**EXERCISE INSTRUCTIONS:**
Give an exact copy of every line, leaving images out.

**GIVEN DATA:**
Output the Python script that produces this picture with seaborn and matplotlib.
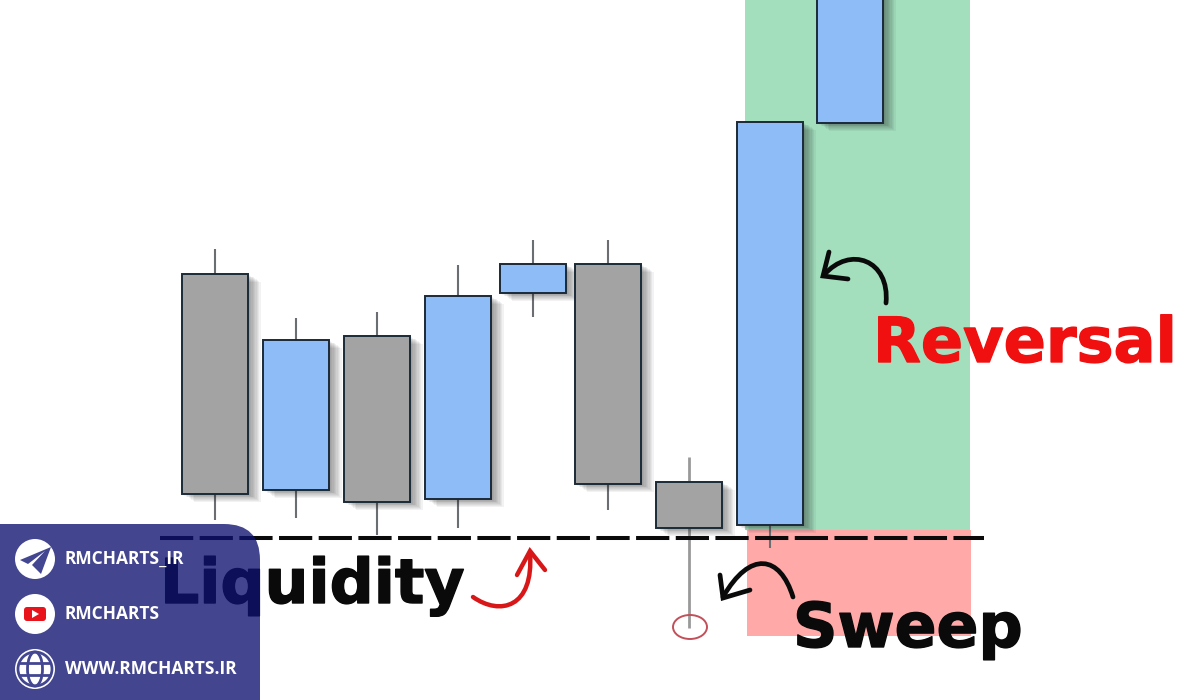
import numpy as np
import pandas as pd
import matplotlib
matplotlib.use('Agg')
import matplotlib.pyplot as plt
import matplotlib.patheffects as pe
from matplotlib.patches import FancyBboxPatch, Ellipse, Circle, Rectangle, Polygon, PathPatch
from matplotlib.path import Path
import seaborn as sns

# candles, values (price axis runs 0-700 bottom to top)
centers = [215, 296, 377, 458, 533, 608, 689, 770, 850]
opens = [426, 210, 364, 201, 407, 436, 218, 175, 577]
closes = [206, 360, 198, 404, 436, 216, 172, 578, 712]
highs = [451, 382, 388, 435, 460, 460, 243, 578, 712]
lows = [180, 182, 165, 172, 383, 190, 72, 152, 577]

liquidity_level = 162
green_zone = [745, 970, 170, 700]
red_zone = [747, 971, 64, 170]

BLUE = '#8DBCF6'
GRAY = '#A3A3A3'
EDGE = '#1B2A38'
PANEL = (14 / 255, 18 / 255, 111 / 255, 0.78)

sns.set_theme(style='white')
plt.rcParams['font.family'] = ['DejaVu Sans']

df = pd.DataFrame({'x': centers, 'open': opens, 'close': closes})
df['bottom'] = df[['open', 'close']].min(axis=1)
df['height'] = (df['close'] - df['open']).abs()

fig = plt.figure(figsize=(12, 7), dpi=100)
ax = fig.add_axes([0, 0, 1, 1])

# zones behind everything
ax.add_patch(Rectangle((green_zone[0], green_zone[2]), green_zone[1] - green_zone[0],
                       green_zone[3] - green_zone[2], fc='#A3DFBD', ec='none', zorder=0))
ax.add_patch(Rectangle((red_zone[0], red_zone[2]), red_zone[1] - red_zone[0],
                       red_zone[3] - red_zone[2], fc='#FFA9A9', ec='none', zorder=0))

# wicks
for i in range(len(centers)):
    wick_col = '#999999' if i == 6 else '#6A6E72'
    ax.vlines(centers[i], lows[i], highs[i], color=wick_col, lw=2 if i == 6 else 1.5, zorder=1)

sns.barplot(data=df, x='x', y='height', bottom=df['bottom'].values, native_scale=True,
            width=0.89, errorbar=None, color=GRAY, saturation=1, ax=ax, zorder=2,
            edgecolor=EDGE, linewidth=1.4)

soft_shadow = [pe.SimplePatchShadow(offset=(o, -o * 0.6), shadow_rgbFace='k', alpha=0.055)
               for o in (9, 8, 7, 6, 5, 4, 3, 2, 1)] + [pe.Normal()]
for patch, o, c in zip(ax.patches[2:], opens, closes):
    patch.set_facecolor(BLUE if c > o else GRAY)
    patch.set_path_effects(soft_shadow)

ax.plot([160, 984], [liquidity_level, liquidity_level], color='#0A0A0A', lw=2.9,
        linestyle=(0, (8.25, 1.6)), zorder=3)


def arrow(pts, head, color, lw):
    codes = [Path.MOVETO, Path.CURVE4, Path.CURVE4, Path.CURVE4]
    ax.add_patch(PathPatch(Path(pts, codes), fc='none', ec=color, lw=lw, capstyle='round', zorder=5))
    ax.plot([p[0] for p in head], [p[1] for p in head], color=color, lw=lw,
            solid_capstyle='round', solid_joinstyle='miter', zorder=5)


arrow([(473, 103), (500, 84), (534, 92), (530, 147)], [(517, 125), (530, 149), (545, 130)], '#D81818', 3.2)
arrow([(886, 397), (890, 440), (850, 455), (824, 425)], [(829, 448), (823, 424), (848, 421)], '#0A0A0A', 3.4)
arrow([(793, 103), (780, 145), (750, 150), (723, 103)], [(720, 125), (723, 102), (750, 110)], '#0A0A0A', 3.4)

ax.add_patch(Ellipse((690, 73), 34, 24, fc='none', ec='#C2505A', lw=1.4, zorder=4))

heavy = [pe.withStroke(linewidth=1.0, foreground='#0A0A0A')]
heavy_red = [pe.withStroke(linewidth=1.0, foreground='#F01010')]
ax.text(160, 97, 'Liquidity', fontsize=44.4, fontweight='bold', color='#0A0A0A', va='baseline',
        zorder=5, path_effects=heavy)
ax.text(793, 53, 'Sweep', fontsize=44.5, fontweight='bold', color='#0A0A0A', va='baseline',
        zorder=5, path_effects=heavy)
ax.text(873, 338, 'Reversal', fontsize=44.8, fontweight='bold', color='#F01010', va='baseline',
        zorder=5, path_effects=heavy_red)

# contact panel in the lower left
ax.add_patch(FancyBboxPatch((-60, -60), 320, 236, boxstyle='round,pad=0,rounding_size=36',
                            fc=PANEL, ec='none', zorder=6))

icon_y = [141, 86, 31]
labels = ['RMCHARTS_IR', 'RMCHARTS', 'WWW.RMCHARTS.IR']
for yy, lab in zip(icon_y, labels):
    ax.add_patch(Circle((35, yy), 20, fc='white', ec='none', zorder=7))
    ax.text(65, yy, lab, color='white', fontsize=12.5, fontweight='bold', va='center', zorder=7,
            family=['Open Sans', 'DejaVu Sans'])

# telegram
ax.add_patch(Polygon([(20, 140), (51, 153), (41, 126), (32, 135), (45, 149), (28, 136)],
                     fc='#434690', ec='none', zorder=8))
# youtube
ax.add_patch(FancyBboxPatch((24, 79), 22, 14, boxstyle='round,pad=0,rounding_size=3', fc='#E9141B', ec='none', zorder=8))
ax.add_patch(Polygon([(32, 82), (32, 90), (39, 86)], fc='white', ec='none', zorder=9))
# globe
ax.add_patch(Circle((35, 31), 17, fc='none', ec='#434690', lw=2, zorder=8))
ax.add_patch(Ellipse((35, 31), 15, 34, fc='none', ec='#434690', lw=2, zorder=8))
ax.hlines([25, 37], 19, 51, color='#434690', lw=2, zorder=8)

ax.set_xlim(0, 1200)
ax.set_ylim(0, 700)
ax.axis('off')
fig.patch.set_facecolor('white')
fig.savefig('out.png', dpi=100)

**SOLUTION FOR THIS PROBLEM:**
Output the Python script that produces this picture with seaborn and matplotlib.
import numpy as np
import pandas as pd
import matplotlib
matplotlib.use('Agg')
import matplotlib.pyplot as plt
import matplotlib.patheffects as pe
from matplotlib.patches import FancyBboxPatch, Ellipse, Circle, Rectangle, Polygon, PathPatch
from matplotlib.path import Path
import seaborn as sns

# candles, values (price axis runs 0-700 bottom to top)
centers = [215, 296, 377, 458, 533, 608, 689, 770, 850]
opens = [426, 210, 364, 201, 407, 436, 218, 175, 577]
closes = [206, 360, 198, 404, 436, 216, 172, 578, 712]
highs = [451, 382, 388, 435, 460, 460, 243, 578, 712]
lows = [180, 182, 165, 172, 383, 190, 72, 152, 577]

liquidity_level = 162
green_zone = [745, 970, 170, 700]
red_zone = [747, 971, 64, 170]

BLUE = '#8DBCF6'
GRAY = '#A3A3A3'
EDGE = '#1B2A38'
PANEL = (14 / 255, 18 / 255, 111 / 255, 0.78)

sns.set_theme(style='white')
plt.rcParams['font.family'] = ['DejaVu Sans']

df = pd.DataFrame({'x': centers, 'open': opens, 'close': closes})
df['bottom'] = df[['open', 'close']].min(axis=1)
df['height'] = (df['close'] - df['open']).abs()

fig = plt.figure(figsize=(12, 7), dpi=100)
ax = fig.add_axes([0, 0, 1, 1])

# zones behind everything
ax.add_patch(Rectangle((green_zone[0], green_zone[2]), green_zone[1] - green_zone[0],
                       green_zone[3] - green_zone[2], fc='#A3DFBD', ec='none', zorder=0))
ax.add_patch(Rectangle((red_zone[0], red_zone[2]), red_zone[1] - red_zone[0],
                       red_zone[3] - red_zone[2], fc='#FFA9A9', ec='none', zorder=0))

# wicks
for i in range(len(centers)):
    wick_col = '#999999' if i == 6 else '#6A6E72'
    ax.vlines(centers[i], lows[i], highs[i], color=wick_col, lw=2 if i == 6 else 1.5, zorder=1)

sns.barplot(data=df, x='x', y='height', bottom=df['bottom'].values, native_scale=True,
            width=0.89, errorbar=None, color=GRAY, saturation=1, ax=ax, zorder=2,
            edgecolor=EDGE, linewidth=1.4)

soft_shadow = [pe.SimplePatchShadow(offset=(o, -o * 0.6), shadow_rgbFace='k', alpha=0.055)
               for o in (9, 8, 7, 6, 5, 4, 3, 2, 1)] + [pe.Normal()]
for patch, o, c in zip(ax.patches[2:], opens, closes):
    patch.set_facecolor(BLUE if c > o else GRAY)
    patch.set_path_effects(soft_shadow)

ax.plot([160, 984], [liquidity_level, liquidity_level], color='#0A0A0A', lw=2.9,
        linestyle=(0, (8.25, 1.6)), zorder=3)


def arrow(pts, head, color, lw):
    codes = [Path.MOVETO, Path.CURVE4, Path.CURVE4, Path.CURVE4]
    ax.add_patch(PathPatch(Path(pts, codes), fc='none', ec=color, lw=lw, capstyle='round', zorder=5))
    ax.plot([p[0] for p in head], [p[1] for p in head], color=color, lw=lw,
            solid_capstyle='round', solid_joinstyle='miter', zorder=5)


arrow([(473, 103), (500, 84), (534, 92), (530, 147)], [(517, 125), (530, 149), (545, 130)], '#D81818', 3.2)
arrow([(886, 397), (890, 440), (850, 455), (824, 425)], [(829, 448), (823, 424), (848, 421)], '#0A0A0A', 3.4)
arrow([(793, 103), (780, 145), (750, 150), (723, 103)], [(720, 125), (723, 102), (750, 110)], '#0A0A0A', 3.4)

ax.add_patch(Ellipse((690, 73), 34, 24, fc='none', ec='#C2505A', lw=1.4, zorder=4))

heavy = [pe.withStroke(linewidth=1.0, foreground='#0A0A0A')]
heavy_red = [pe.withStroke(linewidth=1.0, foreground='#F01010')]
ax.text(160, 97, 'Liquidity', fontsize=44.4, fontweight='bold', color='#0A0A0A', va='baseline',
        zorder=5, path_effects=heavy)
ax.text(793, 53, 'Sweep', fontsize=44.5, fontweight='bold', color='#0A0A0A', va='baseline',
        zorder=5, path_effects=heavy)
ax.text(873, 338, 'Reversal', fontsize=44.8, fontweight='bold', color='#F01010', va='baseline',
        zorder=5, path_effects=heavy_red)

# contact panel in the lower left
ax.add_patch(FancyBboxPatch((-60, -60), 320, 236, boxstyle='round,pad=0,rounding_size=36',
                            fc=PANEL, ec='none', zorder=6))

icon_y = [141, 86, 31]
labels = ['RMCHARTS_IR', 'RMCHARTS', 'WWW.RMCHARTS.IR']
for yy, lab in zip(icon_y, labels):
    ax.add_patch(Circle((35, yy), 20, fc='white', ec='none', zorder=7))
    ax.text(65, yy, lab, color='white', fontsize=12.5, fontweight='bold', va='center', zorder=7,
            family=['Open Sans', 'DejaVu Sans'])

# telegram
ax.add_patch(Polygon([(20, 140), (51, 153), (41, 126), (32, 135), (45, 149), (28, 136)],
                     fc='#434690', ec='none', zorder=8))
# youtube
ax.add_patch(FancyBboxPatch((24, 79), 22, 14, boxstyle='round,pad=0,rounding_size=3', fc='#E9141B', ec='none', zorder=8))
ax.add_patch(Polygon([(32, 82), (32, 90), (39, 86)], fc='white', ec='none', zorder=9))
# globe
ax.add_patch(Circle((35, 31), 17, fc='none', ec='#434690', lw=2, zorder=8))
ax.add_patch(Ellipse((35, 31), 15, 34, fc='none', ec='#434690', lw=2, zorder=8))
ax.hlines([25, 37], 19, 51, color='#434690', lw=2, zorder=8)

ax.set_xlim(0, 1200)
ax.set_ylim(0, 700)
ax.axis('off')
fig.patch.set_facecolor('white')
fig.savefig('out.png', dpi=100)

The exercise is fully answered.